The amount of light, sweet crude futures handled by CME Group Inc. (CME), the world’s largest derivatives exchange, slumped 22 percent to an average of 489,658 contracts a day in May from a year earlier, the bourse’s data show.
Natural gas trades fell by the same amount. Brent crude transactions on Intercontinental Exchange Inc. were 9 percent fewer in the first six months than the same period in 2013.
Banks including Barclays plc, JPMorgan Chase & Co. and Morgan Stanley reduced their commodity businesses over the past several years as returns declined and regulatory scrutiny intensified. The Dodd-Frank Wall Street Reform and Consumer Protection Act of 2010 restricted banks from trading for their own account, under the Volcker Rule, and expanded oversight of commodities derivatives.
“Regulators of course, with the best intentions, were trying to protect interests of the people that are involved with production and consumers that are hedging,” Jorge Montepeque, global director of market pricing at Platts, said at a conference in Tokyo this week. “But the end result is that there are fewer people now to hedge with.”

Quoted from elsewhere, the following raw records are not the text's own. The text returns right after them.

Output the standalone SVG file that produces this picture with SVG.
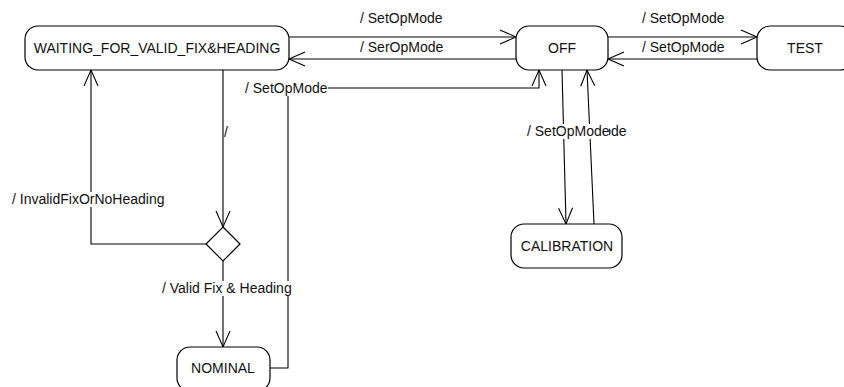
<svg xmlns="http://www.w3.org/2000/svg" width="844" height="387" viewBox="0 0 844 387">
<defs>
<style>
.node{fill:#fff;stroke:#000;stroke-width:1.2}
.edge{fill:none;stroke:#000;stroke-width:1.1}
.t{font-family:"Liberation Sans",Arial,sans-serif;font-size:14px;fill:#111}
.c{text-anchor:middle}
.bg{fill:#fff}
</style>
<marker id="arr" markerUnits="userSpaceOnUse" markerWidth="20" markerHeight="20" viewBox="-18 -9 20 18" refX="0" refY="0" orient="auto">
<path d="M-16,-7 L0,0 L-16,7" fill="none" stroke="#000" stroke-width="1.1"/>
</marker>
</defs>
<rect width="844" height="387" fill="#fff"/>
<g id="connectors">
<path class="edge" d="M289,37 H516" marker-end="url(#arr)"/>
<path class="edge" d="M516,59 H289" marker-end="url(#arr)"/>
<path class="edge" d="M608,37 H757" marker-end="url(#arr)"/>
<path class="edge" d="M757,59 H608" marker-end="url(#arr)"/>
<path class="edge" d="M223,70 V227" marker-end="url(#arr)"/>
<path class="edge" d="M206,244 H91 V70" marker-end="url(#arr)"/>
<path class="edge" d="M223,261 V347" marker-end="url(#arr)"/>
<path class="edge" d="M270,368 H288 V88 H539 V70" marker-end="url(#arr)"/>
<path class="edge" d="M562,70 L566,224" marker-end="url(#arr)"/>
<path class="edge" d="M594,224 L587,70" marker-end="url(#arr)"/>
<g id="labels">
<rect class="bg" x="359" y="11" width="86" height="15"/><text class="t" x="360" y="23">/ SetOpMode</text>
<rect class="bg" x="359" y="40" width="86" height="15"/><text class="t" x="360" y="52">/ SerOpMode</text>
<rect class="bg" x="641" y="11" width="86" height="15"/><text class="t" x="642" y="23">/ SetOpMode</text>
<rect class="bg" x="641" y="40" width="86" height="15"/><text class="t" x="642" y="52">/ SetOpMode</text>
<rect class="bg" x="244" y="81" width="84" height="15"/><text class="t" x="245" y="93">/ SetOpMode</text>
<rect class="bg" x="224" y="125" width="5" height="15"/><text class="t" x="224" y="137">/</text>
<rect class="bg" x="11" y="192" width="153" height="15"/><text class="t" x="12" y="204">/ InvalidFixOrNoHeading</text>
<rect class="bg" x="161" y="281" width="131" height="15"/><text class="t" x="162" y="293">/ Valid Fix &amp; Heading</text>
<rect class="bg" x="543" y="124" width="84" height="15"/><text class="t" x="544" y="136">/ SetOpMode</text>
<rect class="bg" x="526" y="124" width="83" height="15"/><text class="t" x="527" y="136">/ SetOpMode</text>
</g>
</g>
<g id="waiting">
<rect class="node" x="25" y="26" width="264" height="44" rx="13"/>
<text class="t c" x="157" y="53">WAITING_FOR_VALID_FIX&amp;HEADING</text>
</g>
<g id="off">
<rect class="node" x="516" y="26" width="92" height="44" rx="13"/>
<text class="t c" x="562" y="53">OFF</text>
</g>
<g id="test">
<rect class="node" x="757" y="26" width="96" height="44" rx="13"/>
<text class="t c" x="805" y="53">TEST</text>
</g>
<g id="choice">
<path class="node" d="M223,227 L240,244 L223,261 L206,244 Z"/>
</g>
<g id="calibration">
<rect class="node" x="511" y="224" width="111" height="44" rx="13"/>
<text class="t c" x="567" y="251">CALIBRATION</text>
</g>
<g id="nominal">
<rect class="node" x="177" y="347" width="93" height="44" rx="13"/>
<text class="t c" x="223" y="373">NOMINAL</text>
</g>
</svg>
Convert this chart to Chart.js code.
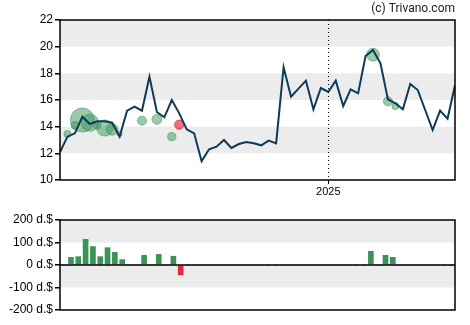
<!DOCTYPE html>
<html>
<head>
<meta charset="utf-8">
<script src="https://cdn.jsdelivr.net/npm/chart.js@4"></script>
<style>
  body { margin: 0; background: #fff; }
  #wrap { position: relative; width: 470px; height: 325px; }
  canvas { position: absolute; left: 0; }
  #price { top: 0; }
  #vol { top: 200px; }
</style>
</head>
<body>
<div id="wrap">
  <canvas id="price" width="470" height="200"></canvas>
  <canvas id="vol" width="470" height="125"></canvas>
</div>
<script>
// weekly closing price, one value per week
const prices = [12.1, 13.25, 13.5, 14.75, 14.2, 14.4, 14.4, 14.3, 13.25, 15.2,
  15.5, 15.2, 17.75, 15.1, 14.7, 16.0, 15.0, 13.8, 13.5, 11.4,
  12.3, 12.5, 13.0, 12.4, 12.7, 12.85, 12.75, 12.6, 12.95, 12.75,
  18.45, 16.25, 16.85, 17.45, 15.3, 16.9, 16.6, 17.45, 15.55, 16.8,
  16.5, 19.3, 19.75, 18.75, 16.05, 15.75, 15.3, 17.2, 16.75, 15.25,
  13.75, 15.2, 14.6, 17.1];

// insider trades: week index, price of trade, net amount (d.$)
const tradeWeeks = [1, 2, 3, 4, 5, 6, 7, 8, 11, 13, 15, 16, 42, 44, 45];
const tradePrices = [13.45, 14.1, 14.5, 14.3, 14.1, 13.9, 13.8, 13.45, 14.45, 14.55, 13.25, 14.15, 19.4, 15.9, 15.55];
const tradeAmounts = [34, 37, 114, 82, 37, 77, 56, 24, 43, 47, 39, -44, 61, 43, 34];

const yearLabel = '2025';
const yearWeek = 36;
const priceTicks = [10, 12, 14, 16, 18, 20, 22];
const volTicks = [-200, -100, 0, 100, 200];

const GREEN = '#3a9457';
const RED = '#e8283c';
const FONT = { family: 'Liberation Sans, Arial, sans-serif', size: 12 };

// shaded bands between every other pair of ticks + box around plot
const framePlugin = {
  id: 'frame',
  beforeDraw(chart) {
    const { ctx, chartArea: a } = chart;
    const y = chart.scales.y;
    const t = y.ticks;
    ctx.save();
    ctx.fillStyle = '#ececec';
    for (let k = 1; k < t.length - 1; k += 2) {
      const y1 = y.getPixelForValue(t[k].value);
      const y2 = y.getPixelForValue(t[k + 1].value);
      ctx.fillRect(a.left, y2, a.right - a.left, y1 - y2);
    }
    ctx.restore();
  },
  afterDraw(chart, args, opts) {
    const { ctx, chartArea: a } = chart;
    ctx.save();
    ctx.strokeStyle = '#000';
    ctx.lineWidth = 1.5;
    ctx.strokeRect(a.left, a.top, a.right - a.left, a.bottom - a.top);
    if (opts.zeroLine) {
      const y0 = chart.scales.y.getPixelForValue(0);
      ctx.lineWidth = 1.5;
      ctx.beginPath();
      ctx.moveTo(a.left, y0);
      ctx.lineTo(a.right, y0);
      ctx.stroke();
    }
    if (opts.yearLine) {
      const x = chart.scales.x.getPixelForValue(yearWeek);
      ctx.lineWidth = 1;
      ctx.setLineDash([1, 3]);
      ctx.beginPath();
      ctx.moveTo(Math.round(x) + 0.5, a.top);
      ctx.lineTo(Math.round(x) + 0.5, a.bottom);
      ctx.stroke();
      ctx.setLineDash([]);
    }
    if (opts.credit) {
      ctx.fillStyle = '#222';
      ctx.font = '12px Roboto, Arial, sans-serif';
      ctx.textAlign = 'right';
      ctx.textBaseline = 'middle';
      ctx.fillText(opts.credit, a.right, 9);
    }
    ctx.restore();
  }
};

const bubbles = tradeWeeks.map((w, i) => ({
  x: w, y: tradePrices[i], r: Math.abs(tradeAmounts[i]) / 9.5
}));

new Chart(document.getElementById('price'), {
  type: 'line',
  data: {
    datasets: [
      {
        type: 'line',
        data: prices.map((p, i) => ({ x: i, y: p })),
        borderColor: '#0e3a5a',
        borderWidth: 2,
        pointRadius: 0,
        tension: 0,
        order: 0
      },
      {
        type: 'bubble',
        data: bubbles,
        backgroundColor: tradeAmounts.map(v => v < 0 ? 'rgba(240,60,80,0.75)' : 'rgba(58,148,87,0.5)'),
        borderColor: tradeAmounts.map(v => v < 0 ? 'rgba(232,40,60,0.8)' : 'rgba(58,148,87,0.55)'),
        borderWidth: 1,
        order: 1
      }
    ]
  },
  options: {
    responsive: false,
    animation: false,
    layout: { padding: { top: 20, right: 15, left: 0, bottom: 0 } },
    plugins: {
      legend: { display: false },
      tooltip: { enabled: false },
      frame: { yearLine: true, credit: '(c) Trivano.com' }
    },
    scales: {
      x: {
        type: 'linear',
        min: 0,
        max: prices.length - 1,
        afterBuildTicks: s => { s.ticks = [{ value: yearWeek }]; },
        afterFit: s => { s.height = 20; },
        ticks: { callback: () => yearLabel, font: { ...FONT, size: 11 }, color: '#000', padding: 1, maxRotation: 0 },
        grid: { drawOnChartArea: false, tickLength: 4, color: '#000' },
        border: { display: false }
      },
      y: {
        min: 10,
        max: 22,
        afterBuildTicks: s => { s.ticks = priceTicks.map(v => ({ value: v })); },
        afterFit: s => { s.width = 60; },
        ticks: { font: FONT, color: '#000', padding: 2 },
        grid: { drawOnChartArea: false, tickLength: 5, color: '#000', lineWidth: 1.5 },
        border: { display: false }
      }
    }
  },
  plugins: [framePlugin]
});

const weekLabels = prices.map((p, i) => 'W' + (i + 1));
const volume = prices.map(() => 0);
tradeWeeks.forEach((w, i) => { volume[w] = tradeAmounts[i]; });

new Chart(document.getElementById('vol'), {
  type: 'bar',
  data: {
    labels: weekLabels,
    datasets: [{
      data: volume,
      backgroundColor: volume.map(v => v < 0 ? RED : GREEN),
      barThickness: 5
    }]
  },
  options: {
    responsive: false,
    animation: false,
    layout: { padding: { top: 20, right: 15, left: 0, bottom: 0 } },
    plugins: {
      legend: { display: false },
      tooltip: { enabled: false },
      frame: { zeroLine: true }
    },
    scales: {
      x: {
        offset: true,
        afterFit: s => { s.height = 15; },
        ticks: { display: false },
        grid: { display: false },
        border: { display: false }
      },
      y: {
        min: -200,
        max: 200,
        afterBuildTicks: s => { s.ticks = volTicks.map(v => ({ value: v })); },
        afterFit: s => { s.width = 60; },
        ticks: { font: FONT, color: '#000', padding: 2, callback: v => v + ' d.$' },
        grid: { drawOnChartArea: false, tickLength: 5, color: '#000', lineWidth: 1.5 },
        border: { display: false }
      }
    }
  },
  plugins: [framePlugin]
});
</script>
</body>
</html>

Montepeque didn’t say which regulations reduced trading. Total energy trading slumped 18 percent in May on CME and by 19 percent on ICE, according to his presentation.
Cross-border regulatory uncertainty is a growing concern for traders, Chris Grams, spokesman for CME Group, which operates the New York Mercantile Exchange, said. For example, global commodity firms are less willing to hedge risks outside of Europe because the European Union treats cleared futures traded on non-EU exchanges as over-the-counter derivatives, which then count toward the clearing threshold for non-financial customers.
“We continue to work with regulators on equivalence standards that would resolve the issue,” Grams said.
Traders who use futures to hedge “complained that their access to markets has actually suffered since regulators came in to protect them,” Montepeque said.
Platts is a unit of New York-based McGraw Hill Financial Inc., and provides energy markets news and information.